## [Data provided]
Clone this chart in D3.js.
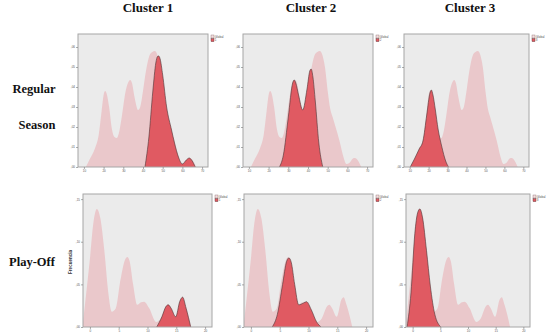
<!DOCTYPE html>
<html>
<head>
<meta charset="utf-8">
<script src="https://cdn.jsdelivr.net/npm/d3@7"></script>
<style>
  body { margin: 0; background: #fff; }
  svg { display: block; }
</style>
</head>
<body>
<div id="chart"></div>
<script>
// Column / row labels
const clusters = ["Cluster 1", "Cluster 2", "Cluster 3"];
const rowLabels = [["Regular", "Season"], ["Play-Off"]];

// Tick values
const regTicksX = [10, 20, 30, 40, 50, 60, 70];
const regTicksY = [0, 0.01, 0.02, 0.03, 0.04, 0.05, 0.06];
const poTicksX = [0, 5, 10, 15, 20];
const poTicksY = [0, 0.05, 0.10, 0.15];

// Overall density (light) - regular season, [value, density]
const regGlobal = [[11,0],[13,0.004],[15.5,0.009],[17.5,0.016],[19,0.028],[20.1,0.0365],[20.8,0.038],[21.6,0.0365],[22.8,0.03],[24.2,0.019],[25.5,0.015],[26.7,0.0145],[28,0.018],[29.5,0.027],[31,0.037],[32.6,0.0425],[33.5,0.0435],[34.4,0.042],[35.7,0.035],[37.5,0.0285],[38.6,0.03],[40,0.038],[41.5,0.048],[43.2,0.0555],[44.7,0.0575],[46,0.058],[47.3,0.056],[48.6,0.05],[50,0.038],[51.3,0.029],[52.5,0.025],[54,0.02],[56,0.013],[58,0.005],[59.5,0.0015],[61,0.002],[62.8,0.0043],[63.8,0.0045],[65.5,0.003],[67,0]];

// Cluster densities - regular season
const regC1 = [[41,0],[43,0.015],[45,0.038],[46.5,0.052],[47.4,0.0553],[48,0.0555],[48.7,0.054],[50,0.046],[52,0.03],[54.5,0.0185],[56,0.012],[58,0.005],[60,0.0015],[62,0.0035],[63.5,0.0045],[65,0.003],[66.5,0]];
const regC2 = [[25.5,0],[27.5,0.006],[30,0.025],[32.2,0.042],[33,0.0435],[33.8,0.042],[35.2,0.036],[37.3,0.0285],[39.5,0.039],[40.9,0.048],[41.6,0.049],[42.5,0.045],[43.7,0.033],[45.5,0.012],[47.5,0]];
const regC3 = [[10.3,0],[12.5,0.004],[15,0.009],[17,0.013],[19,0.026],[20.7,0.037],[21.4,0.0385],[22.3,0.036],[23.5,0.029],[25,0.019],[27,0.01],[29,0.003],[30.5,0]];

// Overall density (light) - play-off
const poGlobal = [[-1.3,0],[-0.8,0.03],[0,0.08],[0.6,0.122],[1.2,0.1385],[1.8,0.128],[2.5,0.09],[3.2,0.04],[3.8,0.018],[4.5,0.022],[5.3,0.055],[6.1,0.079],[6.5,0.082],[6.9,0.077],[7.5,0.05],[8.2,0.026],[8.9,0.029],[9.4,0.0297],[10.3,0.022],[11.5,0.006],[12.3,0.01],[13.2,0.024],[13.6,0.026],[14.1,0.022],[14.9,0.012],[15.7,0.032],[16.1,0.035],[16.6,0.026],[17.6,0]];

// Cluster densities - play-off
const poC1 = [[11.6,0],[12.5,0.012],[13.2,0.024],[13.6,0.026],[14.1,0.022],[14.9,0.012],[15.6,0.03],[16.1,0.035],[16.7,0.022],[17.5,0]];
const poC2 = [[3.7,0],[4.6,0.015],[5.5,0.05],[6.2,0.077],[6.6,0.081],[7.0,0.076],[7.6,0.05],[8.3,0.026],[9.1,0.028],[9.65,0.0297],[10.5,0.02],[11.4,0.006],[12.2,0]];
const poC3 = [[-1,0],[-0.3,0.04],[0.4,0.11],[0.9,0.134],[1.3,0.1385],[1.8,0.128],[2.5,0.09],[3.2,0.048],[4,0.015],[5.1,0]];

const width = 550, height = 333;

const svg = d3.select("#chart")
  .append("svg")
  .attr("width", width)
  .attr("height", height);

// panel frames [x0, x1, y0, y1]
const panels = [
  {row: 0, col: 0, box: [78, 208, 34, 167], global: regGlobal, cluster: regC1},
  {row: 0, col: 1, box: [243, 373, 34, 167], global: regGlobal, cluster: regC2},
  {row: 0, col: 2, box: [404, 529, 34, 167], global: regGlobal, cluster: regC3},
  {row: 1, col: 0, box: [83, 212, 194, 327], global: poGlobal, cluster: poC1},
  {row: 1, col: 1, box: [244, 373, 194, 327], global: poGlobal, cluster: poC2},
  {row: 1, col: 2, box: [406, 530, 194, 327], global: poGlobal, cluster: poC3}
];

const fmt = d => d3.format(".2f")(d).replace("0.", ",");

panels.forEach((p, i) => {
  const [x0, x1, y0, y1] = p.box;
  const reg = p.row === 0;

  const x = d3.scaleLinear()
    .domain(reg ? [7, 73] : [-1.2, 21.2])
    .range([x0, x1]);
  const y = d3.scaleLinear()
    .domain(reg ? [0, 0.0665] : [0, 0.156])
    .range([y1, y0]);

  const g = svg.append("g");

  g.append("clipPath")
      .attr("id", "clip" + i)
    .append("rect")
      .attr("x", x0).attr("y", y0)
      .attr("width", x1 - x0).attr("height", y1 - y0);

  g.append("rect")
    .attr("x", x0).attr("y", y0)
    .attr("width", x1 - x0).attr("height", y1 - y0)
    .attr("fill", "#ebebeb");

  const area = d3.area()
    .x(d => x(d[0]))
    .y0(y(0))
    .y1(d => y(d[1]))
    .curve(d3.curveMonotoneX);

  const line = d3.line()
    .x(d => x(d[0]))
    .y(d => y(d[1]))
    .curve(d3.curveMonotoneX);

  const plot = g.append("g").attr("clip-path", `url(#clip${i})`);

  plot.append("path")
    .datum(p.global)
    .attr("d", area)
    .attr("fill", "#eac8cb");

  plot.append("path")
    .datum(p.cluster)
    .attr("d", area)
    .attr("fill", "#e05a62");

  plot.append("path")
    .datum(p.cluster)
    .attr("d", line)
    .attr("fill", "none")
    .attr("stroke", "#4a3436")
    .attr("stroke-width", 0.6);

  // frame
  g.append("rect")
    .attr("x", x0).attr("y", y0)
    .attr("width", x1 - x0).attr("height", y1 - y0)
    .attr("fill", "none")
    .attr("stroke", "#a6a6a6")
    .attr("stroke-width", 1);

  const xAxis = g.append("g")
    .attr("transform", `translate(0,${y1})`)
    .call(d3.axisBottom(x).tickValues(reg ? regTicksX : poTicksX).tickSize(2).tickPadding(1));
  const yAxis = g.append("g")
    .attr("transform", `translate(${x0},0)`)
    .call(d3.axisLeft(y).tickValues(reg ? regTicksY : poTicksY).tickSize(2).tickPadding(1).tickFormat(fmt));

  [xAxis, yAxis].forEach(a => {
    a.select(".domain").remove();
    a.selectAll("line").attr("stroke", "#777").attr("stroke-width", 0.6);
    a.selectAll("text")
      .attr("fill", "#555")
      .style("font-size", "3px")
      .style("font-family", "Arial, 'Liberation Sans', sans-serif");
  });

  // legend
  const lg = g.append("g").attr("transform", `translate(${x1 + 3},${y0 + 1})`);
  lg.append("rect").attr("x", 0).attr("y", 0).attr("width", 3).attr("height", 3)
    .attr("fill", "#f3dfe0").attr("stroke", "#8a6b6e").attr("stroke-width", 0.4);
  lg.append("rect").attr("x", 0).attr("y", 3.6).attr("width", 3).attr("height", 3)
    .attr("fill", "#e05a62").attr("stroke", "#4a3436").attr("stroke-width", 0.4);
  lg.append("text").attr("x", 3.8).attr("y", 2.6).text("Global")
    .style("font-size", "3px").style("font-family", "Arial, sans-serif").attr("fill", "#555");
  lg.append("text").attr("x", 3.8).attr("y", 6.2).text(String(p.col + 1))
    .style("font-size", "3px").style("font-family", "Arial, sans-serif").attr("fill", "#555");
});

// Column titles
const titleX = [148, 311, 470];
svg.selectAll(".title")
  .data(clusters)
  .join("text")
    .attr("class", "title")
    .attr("x", (d, i) => titleX[i])
    .attr("y", 12)
    .attr("text-anchor", "middle")
    .style("font-family", "'Liberation Serif', 'DejaVu Serif', serif")
    .style("font-weight", "bold")
    .style("font-size", "13px")
    .attr("fill", "#111")
    .text(d => d);

// Row labels
const serif = "'Liberation Serif', 'DejaVu Serif', serif";
svg.append("text").attr("x", 34).attr("y", 93).attr("text-anchor", "middle")
  .style("font-family", serif).style("font-weight", "bold").style("font-size", "12.5px")
  .attr("fill", "#111").text(rowLabels[0][0]);
svg.append("text").attr("x", 37).attr("y", 129).attr("text-anchor", "middle")
  .style("font-family", serif).style("font-weight", "bold").style("font-size", "12.5px")
  .attr("fill", "#111").text(rowLabels[0][1]);
svg.append("text").attr("x", 32).attr("y", 266).attr("text-anchor", "middle")
  .style("font-family", serif).style("font-weight", "bold").style("font-size", "12.5px")
  .attr("fill", "#111").text(rowLabels[1][0]);

// Frecuencia axis title
svg.append("text")
  .attr("transform", "translate(72,262) rotate(-90)")
  .attr("text-anchor", "middle")
  .style("font-family", "Arial, 'Liberation Sans', sans-serif")
  .style("font-size", "4.5px")
  .style("font-weight", "bold")
  .attr("fill", "#333")
  .text("Frecuencia");
</script>
</body>
</html>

## [Written request]
Say how many lines of the data include the string "chart". Nothing other than the number should be given.

## [Problem solution]
3